U.S. court ruling opens door to more suits over contaminated water supplies
After two years of legal setbacks, a federal court ruled this week that two families from Bucks and Montgomery counties can proceed with lawsuits asking the U.S. Navy to cover the costs of medical monitoring after years of drinking contaminated water.
“These people were seriously exposed to a toxic chemical and will benefit from medical monitoring that would enable them to get early detection of whatever adverse health consequences there were,” said Mark Cuker, attorney for Kristen, Charles, and Anthony Giovanni, who brought one of the lawsuits.
Both families live near former military bases, where the use of firefighting foam contaminated the groundwater with perfluorinated chemicals known as PFAS. The group of chemicals has been linked to health issues, including high cholesterol, thyroid problems, infertility, and an increased risk of cancer.
All told, some 70,000 residents in Horsham, Warminster, and Warrington townships have been exposed to contaminated water.
The Giovanni family, living across the street from the former Willow Grove Naval Air Station, filed suit in August 2016, claiming the water from their private well had a combined PFOA/PFOS level of 2.88 μg/L, well above the EPA’s threshold of 0.07 μg/L.
A year later, Dorothy Palmer and her son George, who have lived less than a mile from the Warminster Naval Air Warfare Center for 37 years, brought a similar suit. The water from their private well had a combined PFOA/PFOS level of 0.62 μg/L.
Both suits requested that the Navy provide funding for medical monitoring of the families’ health condition as a result of the toxic exposure. They also sought a large-scale health study to determine whether PFAS contamination caused unusual levels of illness in the community — and to what extent.
The lower U.S. District Court had ruled that the Comprehensive Environmental Response, Compensation, and Liability Act, also known as the Superfund program, protected the Navy from having to take action until it finished cleaning up the former bases. The bases were designated Superfund sites in 1997.
But this week, a three-judge panel from the 3rd U.S. Circuit Court of Appeals overturned part of that decision, saying the lawsuit over medical monitoring could proceed because that relief does not interfere with or alter the ongoing cleanup efforts. That means the case goes back to the lower court, which must evaluate the facts of the case.
“The federal government is not immune from suit for medical monitoring,” Cuker said. “That is huge.”
The government could also seek a rehearing en banc, where the case would be considered by a larger group of 3rd Circuit judges.
Or the government could take the case to the U.S. Supreme Court.
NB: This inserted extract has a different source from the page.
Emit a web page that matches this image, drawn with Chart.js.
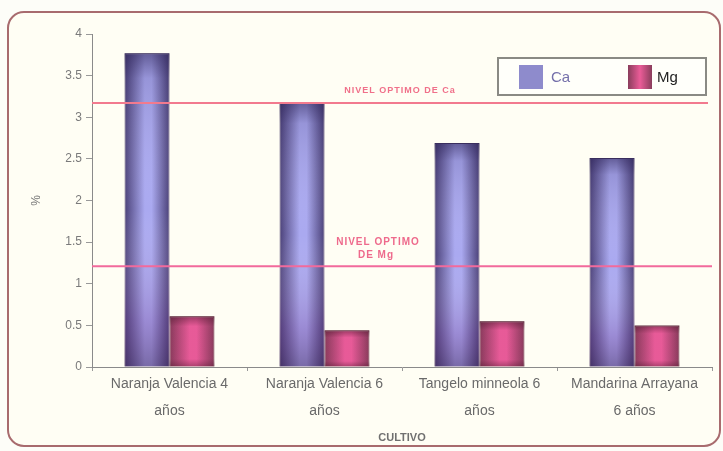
<!DOCTYPE html>
<html>
<head>
<meta charset="utf-8">
<script src="https://cdn.jsdelivr.net/npm/chart.js@4.4.1/dist/chart.umd.min.js"></script>
<style>
  html, body { margin: 0; padding: 0; background: #fdfdf8; }
  #wrap { width: 723px; height: 451px; }
</style>
</head>
<body>
<div id="wrap"><canvas id="grafico"></canvas></div>
<script>
// ---- datos
const cultivos = [
  ["Naranja Valencia 4", "años"],
  ["Naranja Valencia 6", "años"],
  ["Tangelo minneola 6", "años"],
  ["Mandarina Arrayana", "6 años"]
];
const calcio = [3.77, 3.18, 2.69, 2.51];
const magnesio = [0.61, 0.44, 0.55, 0.50];
const nivelCa = 3.17;
const nivelMg = 1.21;
const ticksY = [0, 0.5, 1, 1.5, 2, 2.5, 3, 3.5, 4];

const CAT_PCT = 0.58;

// gradiente horizontal de cada barra (oscuro en los bordes, claro al centro)
function gradBarra(ctx, borde, centro) {
  const chart = ctx.chart;
  const x = chart.scales.x;
  if (!x || ctx.type !== 'data') return centro;
  const ancho = x.width / chart.data.labels.length;
  const gw = ancho * CAT_PCT;
  const bw = gw / 2;
  const izq = x.getPixelForValue(ctx.dataIndex) - gw / 2 + ctx.datasetIndex * bw;
  if (!isFinite(izq) || !isFinite(bw) || bw <= 0) return centro;
  const g = chart.ctx.createLinearGradient(izq, 0, izq + bw, 0);
  g.addColorStop(0, borde);
  g.addColorStop(0.45, centro);
  g.addColorStop(0.6, centro);
  g.addColorStop(1, borde);
  return g;
}

// marco con esquinas redondeadas
const marco = {
  id: 'marco',
  beforeDraw(chart) {
    const c = chart.ctx;
    c.save();
    c.beginPath();
    c.roundRect(8, 12, 712, 434, 16);
    c.fillStyle = '#fffef4';
    c.fill();
    c.lineWidth = 2;
    c.strokeStyle = '#a86b6e';
    c.stroke();
    c.restore();
  }
};

// sombreado vertical sobre las barras
const sombra = {
  id: 'sombra',
  afterDatasetsDraw(chart) {
    const c = chart.ctx;
    chart.data.datasets.forEach((ds, i) => {
      chart.getDatasetMeta(i).data.forEach(bar => {
        const top = bar.y, base = bar.base, w = bar.width;
        if (!isFinite(top) || !isFinite(base) || base - top < 1) return;
        const g = c.createLinearGradient(0, top, 0, base);
        if (i === 0) {
          g.addColorStop(0, 'rgba(40,30,80,0.55)');
          g.addColorStop(0.08, 'rgba(40,30,80,0.15)');
          g.addColorStop(0.5, 'rgba(255,255,255,0)');
          g.addColorStop(0.85, 'rgba(110,50,130,0.25)');
          g.addColorStop(1, 'rgba(60,30,80,0.45)');
        } else {
          g.addColorStop(0, 'rgba(70,20,40,0.5)');
          g.addColorStop(0.2, 'rgba(70,20,40,0.05)');
          g.addColorStop(0.85, 'rgba(70,20,40,0.05)');
          g.addColorStop(1, 'rgba(70,20,40,0.4)');
        }
        c.save();
        c.fillStyle = g;
        c.fillRect(bar.x - w / 2, top, w, base - top);
        c.restore();
      });
    });
  }
};

// lineas de nivel optimo
const niveles = {
  id: 'niveles',
  afterDatasetsDraw(chart) {
    const c = chart.ctx, a = chart.chartArea, y = chart.scales.y;
    c.save();
    const yCa = y.getPixelForValue(nivelCa);
    const yMg = y.getPixelForValue(nivelMg);
    c.lineWidth = 2;
    c.strokeStyle = '#f27a8e';
    c.beginPath(); c.moveTo(a.left, yCa); c.lineTo(a.right - 4, yCa); c.stroke();
    c.strokeStyle = '#f26a9c';
    c.beginPath(); c.moveTo(a.left, yMg); c.lineTo(a.right, yMg); c.stroke();
    c.textAlign = 'center';
    c.textBaseline = 'middle';
    c.fillStyle = '#f0708a';
    c.letterSpacing = '1px';
    c.font = 'bold 9px "Liberation Sans", Arial, sans-serif';
    c.fillText('NIVEL OPTIMO DE Ca', 400, yCa - 13);
    c.fillStyle = '#ee6a8c';
    c.font = 'bold 10px "Liberation Sans", Arial, sans-serif';
    c.fillText('NIVEL OPTIMO', 378, yMg - 24);
    c.fillText('DE Mg', 376, yMg - 11);
    c.restore();
  }
};

// leyenda en recuadro
const leyenda = {
  id: 'leyenda',
  afterDraw(chart) {
    const c = chart.ctx;
    c.save();
    c.fillStyle = '#fffffa';
    c.fillRect(498, 58, 208, 37);
    c.lineWidth = 2;
    c.strokeStyle = '#8a8a84';
    c.strokeRect(498, 58, 208, 37);
    const ds = chart.data.datasets;
    c.fillStyle = '#8e8bcc';
    c.fillRect(519, 65, 24, 24);
    const gm = c.createLinearGradient(628, 0, 652, 0);
    gm.addColorStop(0, '#8a3d5c');
    gm.addColorStop(0.5, '#ea5c98');
    gm.addColorStop(1, '#8a3d5c');
    c.fillStyle = gm;
    c.fillRect(628, 65, 24, 24);
    c.font = '15px "Liberation Sans", Arial, sans-serif';
    c.textBaseline = 'middle';
    c.fillStyle = '#7570aa';
    c.fillText(ds[0].label, 551, 78);
    c.fillStyle = '#222';
    c.fillText(ds[1].label, 657, 78);
    c.restore();
  }
};

new Chart(document.getElementById('grafico'), {
  type: 'bar',
  data: {
    labels: cultivos,
    datasets: [{
      label: 'Ca',
      data: calcio,
      backgroundColor: ctx => gradBarra(ctx, '#4a4078', '#aaa9f0'),
      borderColor: '#4d3f6c',
      borderWidth: 1
    }, {
      label: 'Mg',
      data: magnesio,
      backgroundColor: ctx => gradBarra(ctx, '#8c3c5e', '#f05e9e'),
      borderColor: '#6e3046',
      borderWidth: 1
    }]
  },
  options: {
    responsive: true,
    maintainAspectRatio: false,
    animation: false,
    datasets: { bar: { categoryPercentage: CAT_PCT, barPercentage: 1 } },
    layout: { padding: { left: 25, top: 34, right: 11, bottom: 0 } },
    plugins: {
      legend: { display: false },
      tooltip: { enabled: false }
    },
    scales: {
      x: {
        grid: { display: true, drawOnChartArea: false, tickLength: 4, color: '#999' },
        border: { color: '#8a8a8a', width: 1 },
        ticks: {
          color: '#6a6a6a',
          font: { family: '"Liberation Sans", Arial, sans-serif', size: 14, lineHeight: 1.93 },
          maxRotation: 0,
          autoSkip: false,
          padding: 0
        },
        title: {
          display: true,
          text: 'CULTIVO',
          color: '#707070',
          font: { family: '"Liberation Sans", Arial, sans-serif', size: 11, weight: 'bold' },
          padding: { top: 0, bottom: 6 }
        },
        afterFit: s => { s.height = 84; }
      },
      y: {
        min: 0,
        max: 4,
        afterBuildTicks: s => { s.ticks = ticksY.map(v => ({ value: v })); },
        grid: { display: true, drawOnChartArea: false, tickLength: 6, color: '#999' },
        border: { color: '#8a8a8a', width: 1 },
        ticks: {
          color: '#7a7a7a',
          font: { family: '"Liberation Sans", Arial, sans-serif', size: 12 },
          padding: 4,
          callback: v => String(v)
        },
        title: {
          display: true,
          text: '%',
          color: '#777',
          font: { family: '"Liberation Sans", Arial, sans-serif', size: 12 },
          padding: { top: 4, bottom: 0 }
        },
        afterFit: s => { s.width = 67; }
      }
    }
  },
  plugins: [marco, sombra, niveles, leyenda]
});
</script>
</body>
</html>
Government lawyers have 90 days to decide whether to take that course of action.
The Navy did not respond to a request for comment.
At very least, a test case
Whatever direction the case goes, Maya van Rossum, leader of the Delaware Riverkeeper Network, which filed an amicus brief in the appeal case, said her organization was buoyed by the court’s decision.
“It will open the door and the opportunity for other exposed families, other exposed communities to go down this same path,” she said.
The court’s decision is only binding within the 3rd Circuit jurisdiction of Delaware, New Jersey and Pennsylvania. If a similar case were brought in Colorado, for example, the ruling could be persuasive, but the court there would not be required to follow its precedent.
“This was a procedural hurdle that is allowing the case to proceed,” said Mark Greenfogel, an attorney with Warren Environmental Counsel who was not involved with the case. “What will ultimately decide how many similar lawsuits follow will be the decision on the merits.”
The Giovanni and Palmer cases are individual cases, not class actions, which means rulings by the court can set precedent but do not apply to those not named in the suit. At the very least, Cuker said his client’s suit can serve as a test case.
“If the Giovannis establish a right to medical monitoring, then other people don’t have to litigate their case from scratch,” he said. “They can use that precedent.”
The statute of limitations under Pennsylvania law for this claim is 20 years.
Former Warminster resident Hope Grosse has been watching the case closely. She grew up near the Warminster base and developed melanoma at 26. She no longer lives in Warminster, and doctors have not formally concluded her disease was due to contaminated water. But, given the history of illness in her family — a father who died of a brain tumor, a sister with autoimmune disease, a daughter who is missing 17 of her adult teeth — she hopes medical monitoring becomes an option for her and for those in the community.
“I’m hoping my family would be able to be tested, and my kids would be able to be tested,” she said. “This is a big break in the ice for us.”